On the visit to Henderson during which I picked up Return to Eddarta, I asked where a copy of this book might be if indeed the store had one (there's no automated inventory system of any kind - this place is totally old school). A clerk to me over to a  far corner of the shop where the SF anthologies were stacked and pointed to one of the bridges across the aisles. "It might be up there," she said. "What was it called again?"

I pointed, mouth agape. "It's that one."

Point the fourth: The cherry on top.

As if that wasn't enough, after climbing up a ladder (not a step-ladder -  at Henderson you have to use real honest-to-pete ladders to get it its top shelves) to retrieve the book,  I found out the price:


Six-ninety-five! Hella sold!

QED: Henderson is one of the coolest bookstores on the planet, in the coolest section of a pretty cool town.

Monday, January 2, 2017

Where the (restrained) action is

So, Coco and I have been 16 months in Bellingham, the City of Subdued Excitement (which has manifested as a category on this blog,  replacing Jet City as the label for local news.) And while Seattle has a typical boring municipal flag, Bham has a cool flag:


From the sort-of official description:
The two stars on the flag represent the the two coastal Salish tribes - Lummi and Nooksack - while the three wavy lines stand for "noisy waters," the translation of "Whatcom" from Chief Whatcom of the Nooksack. When the flag is flown vertically, these wavy lines also become a depiction of Whatcom Falls. The four green stripes represent the four original towns of Bellingham: Whatcom, Sehome, Bellingham, and Fairhaven. The blue half circle symbolizes Bellingham Bay, which unites the four towns.
It's those four towns that interest me the most. Here's what they looked like in 1889:


We live in the south, right about the F in Fairhaven; my college is due north across the bay, where the word Eldridge is. You can see that my daily commute, whatever mode of transport, is basically a tour of the original towns.

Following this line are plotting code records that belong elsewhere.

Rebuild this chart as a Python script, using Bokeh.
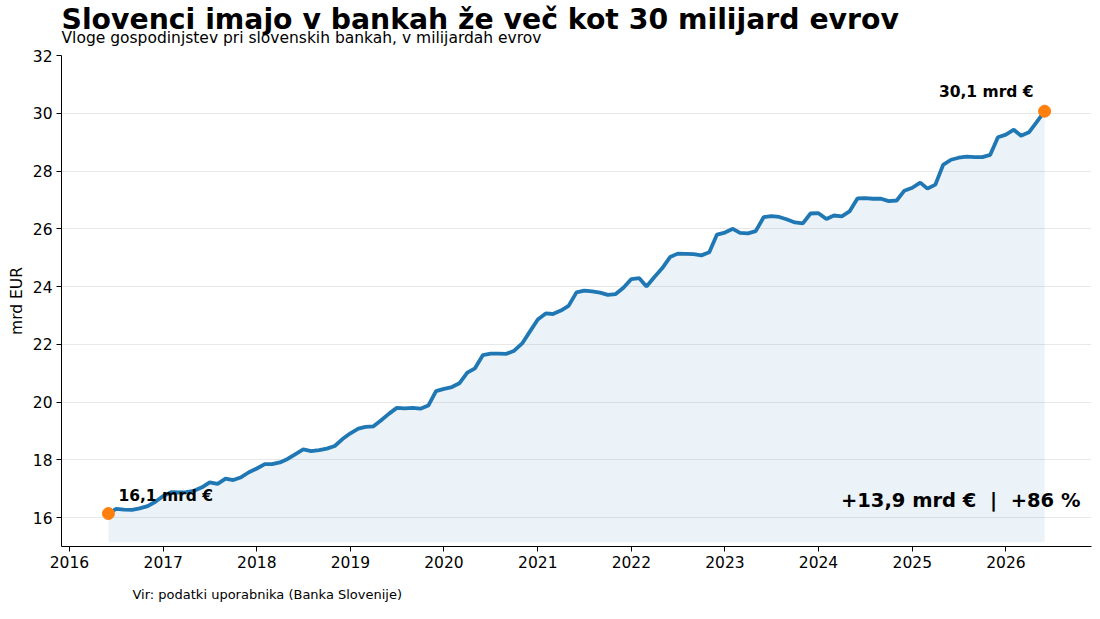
import pandas as pd
from bokeh.plotting import figure
from bokeh.models import Label, Range1d, FixedTicker, DatetimeTickFormatter, Title
from bokeh.core.properties import value
from bokeh.embed import file_html
from bokeh.resources import INLINE

# ---- data ----
start_month = "2016-06-01"
deposits = [
    16.14, 16.30, 16.28, 16.27, 16.32, 16.40, 16.55, 16.75, 16.88, 16.87,
    16.88, 16.93, 17.05, 17.22, 17.17, 17.35, 17.30, 17.40, 17.57, 17.70,
    17.85, 17.85, 17.91, 18.03, 18.20, 18.36, 18.30, 18.34, 18.39, 18.48,
    18.72, 18.92, 19.08, 19.14, 19.16, 19.37, 19.60, 19.80, 19.78, 19.80,
    19.77, 19.88, 20.38, 20.46, 20.52, 20.65, 21.02, 21.17, 21.63, 21.68,
    21.68, 21.67, 21.78, 22.03, 22.44, 22.86, 23.07, 23.05, 23.17, 23.33,
    23.80, 23.86, 23.83, 23.79, 23.71, 23.74, 23.96, 24.26, 24.29, 24.00,
    24.33, 24.63, 25.02, 25.14, 25.13, 25.12, 25.08, 25.19, 25.80, 25.87,
    26.00, 25.86, 25.84, 25.92, 26.40, 26.44, 26.41, 26.32, 26.22, 26.19,
    26.53, 26.54, 26.34, 26.46, 26.43, 26.60, 27.05, 27.06, 27.04, 27.04,
    26.96, 26.98, 27.32, 27.42, 27.60, 27.39, 27.53, 28.21, 28.39, 28.46,
    28.50, 28.48, 28.48, 28.56, 29.17, 29.26, 29.43, 29.22, 29.34, 29.69,
    30.07,
]
tick_years = list(range(2016, 2027))
y_ticks = [16, 18, 20, 22, 24, 26, 28, 30, 32]
y_min, y_max = 15, 32
fill_base = 15.15

title_text = "Slovenci imajo v bankah že več kot 30 milijard evrov"
subtitle_text = "Vloge gospodinjstev pri slovenskih bankah, v milijardah evrov"
source_text = "Vir: podatki uporabnika (Banka Slovenije)"
y_label = "mrd EUR"
start_label = "16,1 mrd €"
end_label = "30,1 mrd €"
change_label = "+13,9 mrd €\u00a0 |\u00a0 +86 %"

dates = pd.date_range(start_month, periods=len(deposits), freq="MS")
pad = pd.Timedelta(days=183)

FONT = "DejaVu Sans"

p = figure(
    width=1100, height=619,
    x_axis_type="datetime",
    x_range=Range1d(dates[0] - pad, dates[-1] + pad),
    y_range=Range1d(y_min, y_max),
    output_backend="svg", toolbar_location=None,
    min_border_left=61, min_border_right=9,
    min_border_top=55, min_border_bottom=73,
    background_fill_color="white", border_fill_color="white",
)
p.outline_line_color = None

# main title in the built-in slot (outermost), subtitle added closer to the frame
p.title.text = title_text
p.title.text_font = FONT
p.title.text_font_size = "28.3px"
p.title.text_font_style = "bold"
p.title.text_color = "black"
p.title.align = "left"
p.title.standoff = -34
p.add_layout(Title(text=subtitle_text, text_font=FONT, text_font_size="15.5px",
                   text_font_style="normal", text_color="black",
                   align="left", standoff=17), "above")
p.add_layout(Title(text=source_text, text_font=FONT, text_font_size="13px",
                   text_font_style="normal", text_color="black",
                   align="left", offset=71, standoff=28), "below")

# grid
p.xgrid.grid_line_color = None
p.ygrid.grid_line_color = "#e8e8e8"
p.ygrid.grid_line_width = 1

# axes
p.yaxis.ticker = FixedTicker(ticks=y_ticks)
tick_ms = [pd.Timestamp(f"{y}-01-01").value / 1e6 for y in tick_years]
p.xaxis.ticker = FixedTicker(ticks=tick_ms)
p.xaxis.formatter = DatetimeTickFormatter(
    years="%Y", months="%Y", days="%Y", hours="%Y", minutes="%Y",
    seconds="%Y", milliseconds="%Y", microseconds="%Y", hourmin="%Y",
    minsec="%Y",
)
for ax in (p.xaxis, p.yaxis):
    ax.axis_line_color = "black"
    ax.axis_line_width = 1
    ax.major_tick_line_color = "black"
    ax.major_tick_out = 5
    ax.major_tick_in = 0
    ax.minor_tick_line_color = None
    ax.major_label_text_font = FONT
    ax.major_label_text_font_size = "15.5px"
    ax.major_label_text_color = "black"
    ax.major_label_standoff = 4
p.yaxis.axis_label = y_label
p.yaxis.axis_label_text_font = FONT
p.yaxis.axis_label_text_font_size = "15.5px"
p.yaxis.axis_label_text_font_style = "normal"
p.yaxis.axis_label_text_color = "black"
p.yaxis.axis_label_standoff = 4

# area + line
p.varea(x=dates, y1=fill_base, y2=deposits, fill_color="#1f77b4", fill_alpha=0.09)
p.line(x=dates, y=deposits, line_color="#1f77b4", line_width=3.8)
p.scatter(x=[dates[0], dates[-1]], y=[deposits[0], deposits[-1]],
          size=12, color="#ff7f0e")

# annotations
p.add_layout(Label(x=dates[0], y=deposits[0], text=start_label,
                   x_offset=10, y_offset=18, text_baseline="middle",
                   text_font=FONT, text_font_size="15.5px",
                   text_font_style="bold", text_color="black"))
p.add_layout(Label(x=dates[-1], y=deposits[-1], text=end_label,
                   x_offset=-11, y_offset=19, text_align="right",
                   text_baseline="middle",
                   text_font=FONT, text_font_size="15.5px",
                   text_font_style="bold", text_color="black"))
p.add_layout(Label(x=1019, y=46, x_units="screen", y_units="screen",
                   text=change_label, text_align="right", text_baseline="middle",
                   text_font=FONT, text_font_size="19.5px",
                   text_font_style="bold", text_color="black"))

open("out.html", "w").write(file_html(p, INLINE))
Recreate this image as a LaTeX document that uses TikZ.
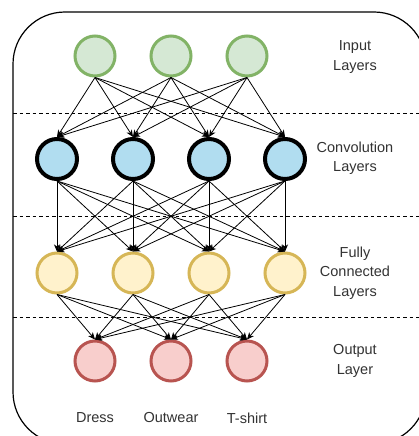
\documentclass[tikz,border=0pt]{standalone}
\usepackage{fontspec}
\setmainfont{Liberation Sans}
\usetikzlibrary{arrows.meta}
\definecolor{gfill}{HTML}{D5E8D4}\definecolor{gline}{HTML}{82B366}
\definecolor{bfill}{HTML}{B1DDF0}
\definecolor{yfill}{HTML}{FFF2CC}\definecolor{yline}{HTML}{D6B656}
\definecolor{rfill}{HTML}{F8CECC}\definecolor{rline}{HTML}{B85450}
\definecolor{txt}{HTML}{333333}
\begin{document}
\begin{tikzpicture}[x=1pt,y=-1pt,
  neuron/.style={circle,minimum size=40pt,inner sep=0pt},
  innode/.style={neuron,draw=gline,fill=gfill,line width=3pt},
  convnode/.style={neuron,draw=black,fill=bfill,line width=4pt},
  fcnode/.style={neuron,draw=yline,fill=yfill,line width=3pt},
  outnode/.style={neuron,draw=rline,fill=rfill,line width=3pt},
  conn/.style={-{Stealth[length=7pt,width=6pt,inset=2pt]},line width=0.8pt,black},
  sep/.style={dash pattern=on 3.5pt off 3pt,line width=0.9pt},
  lab/.style={align=center,font=\fontsize{14.5}{19.5}\selectfont,text=txt},
]
\useasboundingbox (0,0) rectangle (419,436);
\fill[white] (0,0) rectangle (419,436);
\begin{scope}
\clip (0,0) rectangle (419,436);
\draw[line width=1.2pt,rounded corners=52pt] (13,12) rectangle (426,444);
\end{scope}
\draw[sep] (13,113) -- (419,113);
\draw[sep] (13,216) -- (419,216);
\draw[sep] (13,317) -- (419,317);

\foreach \i/\x in {1/95,2/171,3/247} {
  \node[innode] (i\i) at (\x,56) {};
  \node[outnode] (o\i) at (\x,361) {};
}
\foreach \i/\x in {1/57,2/133,3/209,4/285} {
  \node[convnode] (c\i) at (\x,159) {};
  \node[fcnode] (f\i) at (\x,273) {};
}
\foreach \a in {1,2,3} \foreach \b in {1,2,3,4} {
  \draw[conn] (i\a.south) -- (c\b.north);
  \draw[conn] (f\b.south) -- (o\a.north);
}
\foreach \a in {1,2,3,4} \foreach \b in {1,2,3,4} {
  \draw[conn] (c\a.south) -- (f\b.north);
}

\node[lab] (l1) at (355,57) {Input\\Layers};
\node[lab] (l2) at (355,158) {Convolution\\Layers};
\node[lab] (l3) at (355,273) {Fully\\Connected\\Layers};
\node[lab] (l4) at (355,361) {Output\\Layer};
\node[lab] (t1) at (95,418) {Dress};
\node[lab] (t2) at (171,418) {Outwear};
\node[lab] (t3) at (247,418) {T-shirt};
\end{tikzpicture}
\end{document}
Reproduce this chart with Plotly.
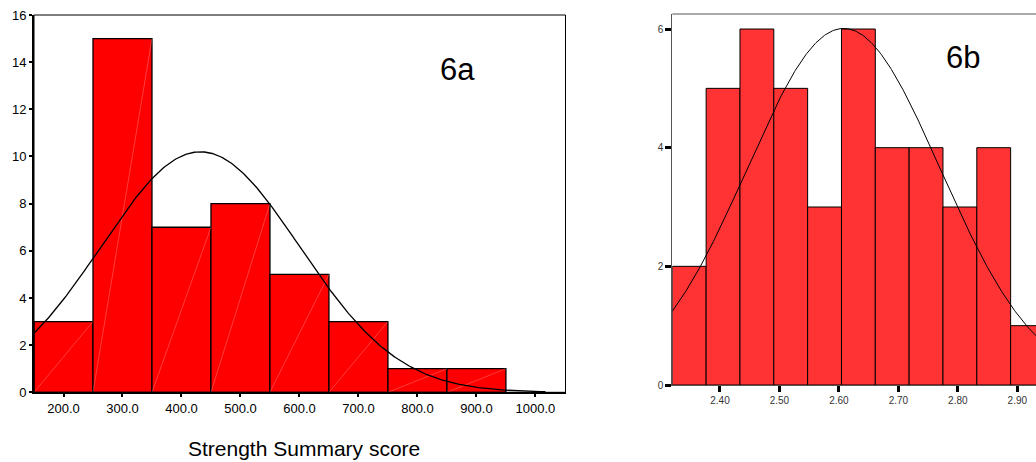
import numpy as np
import plotly.graph_objects as go

W, H = 1036, 462

# ---------------- Data: panel 6a (Strength Summary score) ----------------
a_bin_start = 150.0
a_bin_width = 100.0
a_counts = [3, 15, 7, 8, 5, 3, 1, 1]
a_tickvals = [200, 300, 400, 500, 600, 700, 800, 900, 1000]
a_ticktext = ["200.0", "300.0", "400.0", "500.0", "600.0", "700.0", "800.0", "900.0", "1000.0"]
a_yticks = [0, 2, 4, 6, 8, 10, 12, 14, 16]
a_mean, a_sd, a_n = 432.0, 168.2, 43
a_curve_end = 1017.0

# ---------------- Data: panel 6b ----------------
b_bin_start = 2.3198
b_bin_width = 0.0569
b_counts = [2, 5, 6, 5, 3, 6, 4, 4, 3, 4, 1]
b_tickvals = [2.4, 2.5, 2.6, 2.7, 2.8, 2.9]
b_ticktext = ["2.40", "2.50", "2.60", "2.70", "2.80", "2.90"]
b_yticks = [0, 2, 4, 6]
b_mean, b_sd, b_n = 2.608, 0.1624, 43

FONT = "Liberation Sans, Arial, sans-serif"


def centers(start, width, counts):
    return [start + width * (i + 0.5) for i in range(len(counts))]


def normal_curve(x, mean, sd, n, w):
    return n * w / (sd * np.sqrt(2 * np.pi)) * np.exp(-0.5 * ((x - mean) / sd) ** 2)


fig = go.Figure()

# ---- 6a bars
xa = centers(a_bin_start, a_bin_width, a_counts)
fig.add_trace(go.Bar(
    x=xa, y=a_counts, width=a_bin_width,
    marker=dict(color="#FF0000", line=dict(color="black", width=1.3)),
    xaxis="x", yaxis="y", showlegend=False, hoverinfo="skip"))

# faint diagonal artefact lines inside 6a bars
dx, dy = [], []
for i, c in enumerate(a_counts):
    l = a_bin_start + a_bin_width * i
    r = l + a_bin_width
    dx += [l, r, None]
    dy += [0, c, None]
fig.add_trace(go.Scatter(x=dx, y=dy, mode="lines",
                         line=dict(color="rgba(255,200,200,0.5)", width=0.6),
                         xaxis="x", yaxis="y", showlegend=False, hoverinfo="skip"))

# 6a normal curve
cx = np.linspace(a_bin_start, a_curve_end, 400)
fig.add_trace(go.Scatter(x=cx, y=normal_curve(cx, a_mean, a_sd, a_n, a_bin_width),
                         mode="lines", line=dict(color="black", width=1.3),
                         xaxis="x", yaxis="y", showlegend=False, hoverinfo="skip"))

# ---- 6b bars
xb = centers(b_bin_start, b_bin_width, b_counts)
fig.add_trace(go.Bar(
    x=xb, y=b_counts, width=b_bin_width,
    marker=dict(color="#FF3333", line=dict(color="black", width=1)),
    xaxis="x2", yaxis="y2", showlegend=False, hoverinfo="skip"))

b_end = b_bin_start + b_bin_width * len(b_counts)
cxb = np.linspace(b_bin_start, b_end, 400)
fig.add_trace(go.Scatter(x=cxb, y=normal_curve(cxb, b_mean, b_sd, b_n, b_bin_width),
                         mode="lines", line=dict(color="black", width=1),
                         xaxis="x2", yaxis="y2", showlegend=False, hoverinfo="skip"))

a_x0, a_x1 = 34.0, 565.5
a_ytop, a_ybot = 15.0, 392.3
b_x0 = 672.3
b_ytop, b_ybot = 14.0, 385.0
b_xmax = 2.40 + (W - 720.0) / 594.6

common_a = dict(showgrid=False, zeroline=False, ticks="outside", ticklen=3, tickwidth=2,
                tickcolor="black", showline=True, linecolor="black", linewidth=2,
                automargin=False,
                tickfont=dict(family=FONT, size=13, color="black"))
common_b = dict(showgrid=False, zeroline=False, ticks="outside", ticklen=6, tickwidth=3,
                tickcolor="black", showline=True, linecolor="#555555", linewidth=1,
                automargin=False,
                tickfont=dict(family=FONT, size=10, color="#333333"))

fig.update_layout(
    width=W, height=H,
    margin=dict(l=0, r=0, t=0, b=0),
    paper_bgcolor="white", plot_bgcolor="white",
    barmode="overlay",
    xaxis=dict(domain=[a_x0 / W, a_x1 / W], range=[a_bin_start, 1051],
               tickmode="array", tickvals=a_tickvals, ticktext=a_ticktext,
               anchor="y", **common_a),
    yaxis=dict(domain=[(H - a_ybot) / H, (H - a_ytop) / H], range=[0, 16],
               tickmode="array", tickvals=a_yticks, anchor="x", **common_a),
    xaxis2=dict(domain=[b_x0 / W, 1.0], range=[b_bin_start, b_xmax],
                tickmode="array", tickvals=b_tickvals, ticktext=b_ticktext,
                anchor="y2", **common_b),
    yaxis2=dict(domain=[(H - b_ybot) / H, (H - b_ytop) / H], range=[0, (b_ybot - b_ytop) / 59.33],
                tickmode="array", tickvals=b_yticks, anchor="x2", **common_b),
    shapes=[
        dict(type="rect", xref="x domain", yref="y domain", x0=0, x1=1, y0=0, y1=1,
             line=dict(color="black", width=1), layer="above"),
        dict(type="line", xref="x2 domain", yref="y2 domain", x0=0, x1=1, y0=1, y1=1,
             line=dict(color="#555555", width=1), layer="above"),
    ],
    annotations=[
        dict(text="Strength Summary score", xref="paper", yref="paper",
             x=304 / W, y=(H - 448) / H, xanchor="center", yanchor="middle",
             showarrow=False, font=dict(family=FONT, size=21, color="black")),
        dict(text="6a", xref="paper", yref="paper",
             x=457.5 / W, y=(H - 69) / H, xanchor="center", yanchor="middle",
             showarrow=False, font=dict(family=FONT, size=31, color="black")),
        dict(text="6b", xref="paper", yref="paper",
             x=962.5 / W, y=(H - 58) / H, xanchor="center", yanchor="middle",
             showarrow=False, font=dict(family=FONT, size=31, color="black")),
    ],
)

fig.write_html("out.html",
               config={"displayModeBar": False},
               post_script="document.body.style.margin='0';document.body.style.overflow='hidden';")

Here's how the towns grew and consolidated between 1889 and 1922:


And here's a comparison between the original city and modern Bellingham:


Now, here's what I have discovered: with only a few exceptions, the coolest stuff in Bellingham is found within the boundaries of the four original towns, or at least within the original city limits.

In that space, mostly between the bay and I-5, we find the funkiest restaurants, the grooviest bookstores (more on which soon), the art house movie theater, the independent businesses, and, of course, the establishments (such as the Bellingham Herald newspaper) that have been around since the early days of settlement.

Further out than that, you have the Red Robin, the Barnes & Noble, the cineplex, the mall, the big box stores, and the suburbs.

I know where my subdued excitement lives, and I hope to share my experience with you over the coming year.